Wednesday 5 October 2022

DRY: don't repeat yourself


This should be a short one. I've had this text lying around for a while, wondering if I could spin it out to be a longer article somehow, but I never managed to work out how. Then a few days ago I needed to point to something about "DRY" (so I didn't have to… erm… repeat myself), and got annoyed that I didn't have this article already. I guess articles don't need to be long, if the point itself doesn't need much discussion. So here goes.

Everyone has heard about the DRY Principle, I would hope. From that same article on Wikipedia:

The DRY principle is stated as "Every piece of knowledge must have a single, unambiguous, authoritative representation within a system".
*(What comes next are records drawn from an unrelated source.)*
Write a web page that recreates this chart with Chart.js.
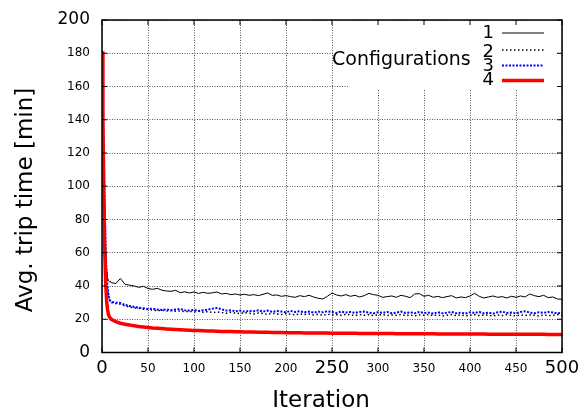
<!DOCTYPE html>
<html>
<head>
<meta charset="utf-8">
<script src="https://cdn.jsdelivr.net/npm/chart.js@4/dist/chart.umd.min.js"></script>
<style>
  body { margin: 0; background: #fff; }
  canvas { display: block; }
</style>
</head>
<body>
<canvas id="ChartTrips" width="579" height="414"></canvas>
<script>
const iterations = [
  0, 1, 2, 3, 4, 5, 6, 7, 8, 9,
  10, 15, 20, 25, 30, 35, 40, 45, 50, 55,
  60, 65, 70, 75, 80, 85, 90, 95, 100, 105,
  110, 115, 120, 125, 130, 135, 140, 145, 150, 155,
  160, 165, 170, 175, 180, 185, 190, 195, 200, 205,
  210, 215, 220, 225, 230, 235, 240, 245, 250, 255,
  260, 265, 270, 275, 280, 285, 290, 295, 300, 305,
  310, 315, 320, 325, 330, 335, 340, 345, 350, 355,
  360, 365, 370, 375, 380, 385, 390, 395, 400, 405,
  410, 415, 420, 425, 430, 435, 440, 445, 450, 455,
  460, 465, 470, 475, 480, 485, 490, 495, 500
];

const config1 = [
  181, 150, 112, 82, 62, 50, 45, 43, 42.5, 43,
  42, 41.5, 44.5, 41, 40.5, 40, 39.2, 39.8, 38.5, 38,
  38.6, 37.5, 37, 36.8, 37.4, 36, 36.5, 35.8, 36.4, 35.5,
  36.2, 35.6, 35.9, 36.4, 35.2, 35.6, 34.8, 35.2, 34.6, 35,
  34.4, 34.8, 34.2, 35, 35.8, 34.4, 34.6, 33.8, 34.2, 33.6,
  33.2, 34.2, 33.6, 34.4, 33.4, 32.6, 32.2, 33.8, 35.8, 34.6,
  34, 34.8, 33.8, 34.4, 33.4, 34.2, 35.6, 34.8, 34.4, 33.2,
  33.6, 34, 33.2, 34.4, 33.8, 33, 35.2, 35.4, 33.8, 34.4,
  33.2, 33.8, 33, 33.6, 34.2, 32.8, 33.4, 33, 34, 35.6,
  33.8, 32.8, 33.4, 34, 33.2, 33.6, 32.8, 33.8, 33.2, 34,
  33.4, 35.2, 34.2, 33.6, 34.4, 33, 33.4, 32.2, 32
];

const config2 = [
  181, 148, 110, 80, 58, 45, 38, 34, 32, 30.5,
  30, 29.4, 29, 28, 27.4, 26.8, 26.6, 26, 25.8, 25.6,
  25.2, 25.4, 25, 25.2, 24.8, 25, 24.6, 24.8, 24.4, 24.8,
  24.2, 24.6, 24, 24.4, 24, 23.6, 24.2, 23.8, 23.4, 24,
  23.6, 23.2, 23.8, 23.4, 23, 23.6, 23.2, 22.8, 23.4, 23,
  22.6, 23.2, 22.8, 23.2, 22.6, 23, 22.4, 23, 22.6, 22.8,
  22.4, 23, 22.6, 22.2, 22.8, 22.4, 22.8, 22.2, 22.6, 22.8,
  22.2, 22.6, 22.4, 22.8, 22.2, 22.6, 22, 22.6, 22.4, 22.8,
  22.2, 22.6, 22, 22.4, 22.8, 22.2, 22.6, 22, 22.4, 22.8,
  22.2, 22.6, 22.4, 22, 22.6, 22.2, 22.8, 22.4, 22, 22.6,
  22.2, 22.6, 22.4, 22, 22.6, 22.2, 22.4, 22.8, 22.2
];

const config3 = [
  181, 150, 115, 85, 62, 48, 40, 35, 32.5, 31,
  30.5, 30, 29.8, 28.6, 28, 27.4, 27, 26.6, 26.2, 26.4,
  25.8, 25.6, 26, 25.4, 25.8, 26.2, 25.4, 25.2, 25.6, 25,
  25.4, 25.8, 26.4, 26.8, 26, 25.2, 25.4, 24.8, 25.2, 24.6,
  25, 24.8, 25.4, 24.6, 25.2, 24.4, 25, 24.6, 24.2, 25,
  24.4, 24.8, 24.2, 24.6, 24, 24.6, 24.2, 24.8, 24.4, 23.8,
  24.6, 24, 24.4, 23.8, 24.4, 24.6, 24, 23.6, 24.2, 23.8,
  24.4, 23.6, 24, 24.6, 23.8, 24.2, 23.6, 24.4, 23.8, 24,
  23.4, 24.2, 23.6, 24, 24.4, 23.6, 24, 23.4, 24.2, 23.8,
  24.4, 23.6, 24, 23.4, 24.2, 24.6, 23.8, 24, 23.6, 24.4,
  24.8, 24, 23.6, 24.2, 23.8, 24.4, 24, 23.6, 24
];

const config4 = [
  181, 140, 96, 62, 42, 31, 26, 23, 21.5, 20.6,
  20, 18.6, 17.6, 17, 16.5, 16.1, 15.7, 15.4, 15.1, 14.8,
  14.6, 14.4, 14.2, 14, 13.85, 13.7, 13.55, 13.4, 13.3, 13.2,
  13.1, 13, 12.9, 12.8, 12.7, 12.65, 12.6, 12.5, 12.45, 12.4,
  12.35, 12.3, 12.25, 12.2, 12.15, 12.1, 12.05, 12, 11.95, 11.9,
  11.85, 11.85, 11.8, 11.8, 11.75, 11.75, 11.7, 11.7, 11.65, 11.65,
  11.6, 11.6, 11.55, 11.55, 11.5, 11.5, 11.5, 11.45, 11.45, 11.4,
  11.4, 11.4, 11.35, 11.35, 11.35, 11.3, 11.3, 11.3, 11.25, 11.25,
  11.25, 11.2, 11.2, 11.2, 11.15, 11.15, 11.15, 11.15, 11.1, 11.1,
  11.1, 11.1, 11.05, 11.05, 11.05, 11.05, 11, 11, 11, 11,
  11, 10.95, 10.95, 10.95, 10.95, 10.9, 10.9, 10.9, 10.9
];

const configNames = ['1', '2', '3', '4'];
const legendTitle = 'Configurations';
const xTitle = 'Iteration';
const yTitle = 'Avg. trip time [min]';
const bigXTicks = [0, 250, 500];
const bigYTicks = [0, 200];

const FONT = '"DejaVu Sans", sans-serif';
Chart.defaults.color = '#000';
Chart.defaults.font.family = FONT;

const toPoints = (values) => iterations.map((it, i) => ({ x: it, y: values[i] }));

const styles = [
  { color: '#000000', width: 1, dash: [] },
  { color: '#000000', width: 1.5, dash: [1.5, 2.5] },
  { color: '#0000ff', width: 2, dash: [2, 1.5] },
  { color: '#ff0000', width: 3.5, dash: [] }
];
const seriesList = [config1, config2, config3, config4];

const datasets = seriesList.map((values, i) => ({
  label: configNames[i],
  data: toPoints(values),
  borderColor: styles[i].color,
  borderWidth: styles[i].width,
  borderDash: styles[i].dash,
  pointRadius: 0,
  tension: 0,
  fill: false,
  order: 3 - i
}));

const framePlugin = {
  id: 'frame',
  beforeDatasetsDraw(chart) {
    const ctx = chart.ctx;
    ctx.save();
    ctx.fillStyle = '#fff';
    ctx.fillRect(334, 21, 223, 49);
    ctx.fillRect(349, 21, 208, 68);
    ctx.restore();
  },
  afterDraw(chart) {
    const { ctx, chartArea: a, scales: { x, y } } = chart;
    ctx.save();

    // legend
    ctx.fillStyle = '#000';
    ctx.font = '19px ' + FONT;
    ctx.textAlign = 'left';
    ctx.textBaseline = 'alphabetic';
    ctx.fillText(legendTitle, 332, 65);

    const textY = [33, 52, 66, 80];
    const lineY = [33, 50, 65.5, 80.5];
    ctx.font = '18px ' + FONT;
    ctx.textAlign = 'right';
    ctx.textBaseline = 'middle';
    configNames.forEach((name, i) => {
      ctx.fillStyle = '#000';
      ctx.fillText(name, 494, textY[i]);
      ctx.beginPath();
      ctx.strokeStyle = styles[i].color;
      ctx.lineWidth = styles[i].width;
      ctx.setLineDash(styles[i].dash);
      ctx.moveTo(502, lineY[i]);
      ctx.lineTo(544, lineY[i]);
      ctx.stroke();
    });
    ctx.setLineDash([]);

    // frame and inward ticks
    ctx.strokeStyle = '#000';
    ctx.lineWidth = 1.5;
    ctx.strokeRect(a.left, a.top, a.right - a.left, a.bottom - a.top);
    ctx.lineWidth = 1;
    ctx.beginPath();
    x.ticks.forEach(t => {
      const px = x.getPixelForValue(t.value);
      ctx.moveTo(px, a.bottom); ctx.lineTo(px, a.bottom - 5);
      ctx.moveTo(px, a.top); ctx.lineTo(px, a.top + 5);
    });
    y.ticks.forEach(t => {
      const py = y.getPixelForValue(t.value);
      ctx.moveTo(a.left, py); ctx.lineTo(a.left + 5, py);
      ctx.moveTo(a.right, py); ctx.lineTo(a.right - 5, py);
    });
    ctx.stroke();

    // axis titles
    ctx.fillStyle = '#000';
    ctx.font = '23px ' + FONT;
    ctx.textAlign = 'center';
    ctx.textBaseline = 'alphabetic';
    ctx.fillText(xTitle, 321, 407);
    ctx.translate(32, 200);
    ctx.rotate(-Math.PI / 2);
    ctx.fillText(yTitle, 0, 0);

    ctx.restore();
  }
};

const ctx = document.getElementById('ChartTrips').getContext('2d');

const chartTrips = new Chart(ctx, {
  type: 'line',
  data: { datasets: datasets },
  options: {
    responsive: false,
    animation: false,
    layout: { padding: { top: 20, right: 17, left: 0, bottom: 0 } },
    plugins: {
      legend: { display: false },
      tooltip: { enabled: false }
    },
    scales: {
      x: {
        type: 'linear',
        min: 0,
        max: 500,
        ticks: {
          stepSize: 50,
          padding: 6,
          maxRotation: 0,
          autoSkip: false,
          font: (c) => ({
            size: bigXTicks.includes(c.tick && c.tick.value) ? 18 : 12,
            lineHeight: '20px'
          })
        },
        grid: { color: '#555555', lineWidth: 1, drawTicks: false },
        border: { display: false, dash: [1, 1.5] },
        afterFit: (s) => { s.height = 61.5; s.paddingLeft = 0; s.paddingRight = 0; }
      },
      y: {
        min: 0,
        max: 200,
        ticks: {
          stepSize: 20,
          padding: 12,
          font: (c) => ({
            size: bigYTicks.includes(c.tick && c.tick.value) ? 17 : 12
          })
        },
        grid: { color: '#555555', lineWidth: 1, drawTicks: false },
        border: { display: false, dash: [1, 1.5] },
        afterFit: (s) => { s.width = 102; s.paddingTop = 0; s.paddingBottom = 0; }
      }
    }
  },
  plugins: [framePlugin]
});
</script>
</body>
</html>
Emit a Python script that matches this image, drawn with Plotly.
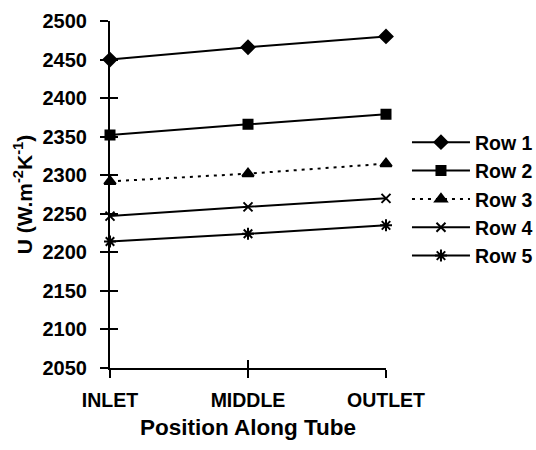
import plotly.graph_objects as go

positions = ["INLET", "MIDDLE", "OUTLET"]
pos_idx = [0, 1, 2]
row1 = [2450, 2466, 2480]
row2 = [2352, 2366, 2379]
row3 = [2292, 2302, 2315]
row4 = [2247, 2259, 2270]
row5 = [2214, 2224, 2235]
y_ticks = [2050, 2100, 2150, 2200, 2250, 2300, 2350, 2400, 2450, 2500]

FONT = "Liberation Sans, Arial, Helvetica, sans-serif"

series = [
    ("Row 1", row1, "diamond", "solid", 10),
    ("Row 2", row2, "square", "solid", 9),
    ("Row 3", row3, "triangle-up", "3px,5px", 10),
    ("Row 4", row4, "x-thin-open", "solid", 9),
    ("Row 5", row5, "asterisk-open", "solid", 10),
]

fig = go.Figure()
for name, vals, sym, dash, size in series:
    fig.add_trace(go.Scatter(
        x=pos_idx, y=vals, name=name, mode="lines+markers",
        line=dict(color="black", width=2, dash=dash),
        marker=dict(symbol=sym, size=size, color="black",
                    line=dict(color="black", width=2)),
        cliponaxis=False,
    ))

axis_common = dict(showgrid=False, zeroline=False, showline=True,
                   linecolor="black", linewidth=2, tickcolor="black",
                   tickwidth=2, ticklen=8)

fig.update_layout(
    width=536, height=450,
    margin=dict(l=110, r=150, t=21, b=82, autoexpand=False),
    paper_bgcolor="white", plot_bgcolor="white",
    font=dict(family=FONT, color="black", size=19),
    xaxis=dict(**axis_common, range=[0, 2], tickmode="array",
               tickvals=pos_idx, ticktext=positions, ticks="outside",
               ticklabelstandoff=6,
               tickfont=dict(family=FONT, size=19.5, weight="bold"),
               title=dict(text="Position Along Tube", standoff=9,
                          font=dict(family=FONT, size=22.5, weight="bold"))),
    yaxis=dict(**axis_common, range=[2050, 2500], tickmode="array",
               tickvals=y_ticks, ticks="outside", ticklabelstandoff=9,
               tickfont=dict(family=FONT, size=20, weight="bold"),
               title=dict(text="U (W.m<sup>-2</sup>K<sup>-1</sup>)", standoff=4,
                          font=dict(family=FONT, size=21, weight="bold"))),
    xaxis2=dict(**axis_common, overlaying="x", range=[0, 2], tickmode="array",
                tickvals=pos_idx, ticks="inside", showticklabels=False,
                side="bottom", anchor="y"),
    yaxis2=dict(**axis_common, overlaying="y", range=[2050, 2500], tickmode="array",
                tickvals=y_ticks, ticks="inside", showticklabels=False,
                side="left", anchor="x"),
    legend=dict(x=1.076, y=0.706, xanchor="left", yanchor="top",
                font=dict(family=FONT, size=19.5, weight="bold"),
                bgcolor="rgba(0,0,0,0)", itemwidth=58, tracegroupgap=0),
    showlegend=True,
)
fig.add_trace(go.Scatter(x=[None], y=[None], xaxis="x2", yaxis="y2",
                         showlegend=False, hoverinfo="skip"))

fig.write_html("out.html")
The articles goes further to explain it more thoroughly, but I think that's about as far as most intermediate-level devs ever read, and they get the wrong end of the stick. They perceive it to mean "never write the same code more than once", and they stick to that dogmatically, de-duping their code at every step and making an unholy mess of unnecessary complexity along the way. But this is not what the DRY Principle means. DRY is not about code, it is about complexity of concepts. Any complexity should be extracted/refactored/de-duplicated so as to reduce complexity. I just found a handy quote explaining DRY well:

the DRY Principle is actually about removing duplicate ideas and not duplicate code

Steven Solomon in Don't Repeat Yourself Is Misunderstood

If one takes three very similar pieces of simple functionality and extracts and combines them into one more complex piece of functionality that serves all three original usages in a generic fashion, that is likely to be increasing the complexity of the original code (and the extracted code). That's not a good application of the DRY principle. For one thing you now have three places in your codebase that are only similar, but have different variations, all coupled together. This violates the Single Responsibiltity Principle, for one thing.

Another way of saying much the same thing (now that I re-read it) is that just because multiple pieces of functionality seem superficially the same doesn't mean they are the same, and accordingly need to be the same implementation. For example if three pieces of code need measure off the minutes in a day, it's OK for each of them to store the value 1440. We do not gain anything from extracting that into a AmountsOfTime::MINUTES_IN_A_DAY constant. It's quite possibly just coincidence that each piece of code is using "minutes in a day" for whatever they are measuring at that point in time, and tightly coupling them together is not appropriate. One might be "minutes until the task should run again", the other might be "minutes to cache that thing", and the other might be… oh, I dunno: "minutes until the same time tomorrow" (OK that's dumb). Here the value is the same, and it's measuring the same thing, but the purpose of each is not actually inter-related. So it's OK to duplicate the simple concept of 1440 is the number of minutes in the day, however label it with why we need to know that value, not simply "what the value is". Digression: I guess this is actually the same motivation behind not writing comments that describe what the code does, eg:

Pointless waste of time:

// re-run the task in 1440min
reRun(theTask, 1440)

Actually useful:

// don't do this again for 1440min because it needs to report on the whole day's activity
reRun(theTask, 1440)

On the other hand if we have two pieces of code that define how we apply (random invented example not at all related to my previous job. [cough]) the FX hedge to a value… we pretty much need that calculation - even though it's simply multiplying the input by a static multiplier - to be in only one place because it's a specific business rule, and it reduces complexity to have it in one place, and simply to call it from wherever it's needed.

class ForeignExchange {
    hedgeMultiplier = 1.05

    applyHedge(amount) {
        return amount * hedgeMultiplier

The business rule is a simple multiplication expression, but it's to do with financial transactions, and its usage needs to be uniform (because customers notice and complain when it isn't. In theory. In this fictitious analaogy I am using here. [another cough]). Plus, as we found out: we needed to make the expression slightly more complex than that. Again this comes back to the Single Responsibility Principle.

I think a lot of intermediate-level devs get into the trap of premature optimisation, and this can cause a misapplication of the DRY Principle: as soon as they find themselves starting to write similar code a second time, they immediately refactor it into a common location. Personally I think the shape that a refactoring might take only starts to surface on the third replication of the same code. When one is looking at a sample size of two when considering refactoring, it's pretty difficult to tell if it's a pattern, or if it's just a coincidence. Wait a bit longer to see if the pattern forms before refactoring stuff (ie: applying the DRY Principle).

Right. So that's 50/50 stuff I had already written, and a few more thoughts. It's a pretty short article for me, but, well: this is all I had to say so I ain't gonna spin it out further.

Bottom line: it's OK for code to be duplicated, if the code is simple.